It's time to change, PSSI!

Hari ini, tanggal 26 bulan 12 tahun 2010, tepat 6 tahun setelah bencana alam tsunami yang memporak-porandakan bumi Aceh. Dan hari ini pula, sebuah tragedi di dunia persepakbolaan nasional kembali terjadi, yang mencoreng nama bangsa kita di mata khalayak dunia.

Chaos terjadi di Stadion kebanggaan rakyat Indonesia, Stadion Utama Gelora Bung Karno. Ribuan orang terlibat kekisruhan saat mengantre untuk membeli tiket kategori 3 di final leg 2 AFF Suzuki Cup, yang mempertemukan 2 musuh bebuyutan, Indonesia dan Malaysia. Menurut saya, jelas emosi para penonton para penonton gampang tersulut, karena mereka terpaksa menghabiskan banyak waktu dan tenaga. Namun, ketidakmampuan panitia ticketing yang koordinasinya diatur LOC dan juga PSSI jelas merupakan sumber dari semua masalah.

Kekisruhan ini juga jelas merupakan puncak kegagalan kerja PSSI di bawah Nurdin Halid yang memang kian lama desakan untuk mundur semakin membesar. Pemerintah sebagai pemegang aspirasi rakyat sebenarnya tidak diam seribu bahasa melihat masalah di PSSI. Melalui KSN beberapa waktu yang lalu, memang diharapkan ada perubahan yang dilakukan oleh PSSI. Namun, janji mereka untuk berubah hanyalah sekedar hembusan janji surga.

Hal ini mau tidak mau harus kita maklumi, karena bukan kepada pemerintahlah PSSI harus mempertanggungjawabkan kinerjanya, karena apa yang mereka lakukan hanyalah tunduk kepada otoritas sepakbola dunia atau FIFA. Bahkan, FIFA akan memboikot keterlibatan sebuah Negara di ajang internasional bila terbukti pemerintah Negara tersebut turut campur tangan atau melakukan intervensi ke otoritas sepakbola Negara bersangkutan. Maka, tidaklah heran jika SBY (yang bisa saya bilang sangat taat aturan yang jelas-jelas buruk) tidak banyak berkutik untuk mereformasi PSSI.

Lalu, apa yang bisa kita lakukan dalam menghadapi masalah ini?
Kuncinya hanya satu. Menurut saya, jelas aturan FIFA diatas tentu harus segera direvisi. Dan semestinya kekisruhan yang terjadi baru-baru ini sudah menjadi alasan yang cukup bagi Sepp Blatter dan jajarannya. Atau, bila FIFA tidak merasa bahwa aturannya harus direvisi, kinerja Nurdin Halid dan jajarannya selama ini bisa menjadi pertimbangan.

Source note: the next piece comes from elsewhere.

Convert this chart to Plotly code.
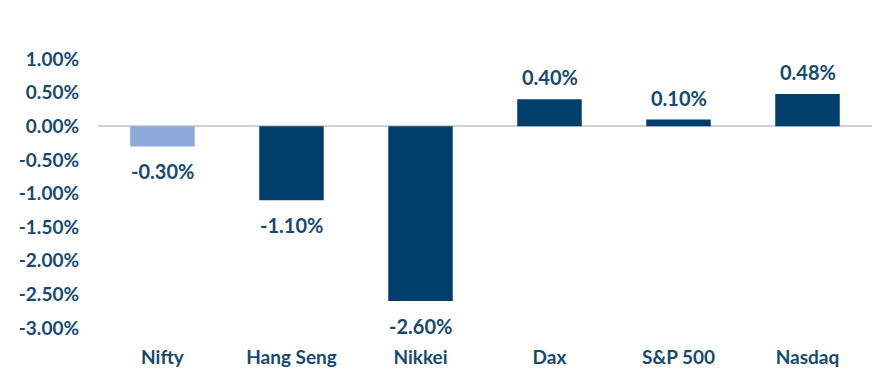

Yah, miris memang, karena resikonya adalah kita tidak bisa mengikuti semua event internasional di bawah koordinasi FIFA. Namun, mengingat bahwa kualitas tim nasional kita (yang walaupun saat ini cukup baik dan membangkitkan euphoria masyarakat) kalah dari bangsa lain, ke-tidakterlibat-an kita di ajang internasional rasanya bukan menjadi masalah. Jika sudah begitu, intervensi PSSI langsung untuk direformasi adalah wajib hukumnya. Garuda di dada!!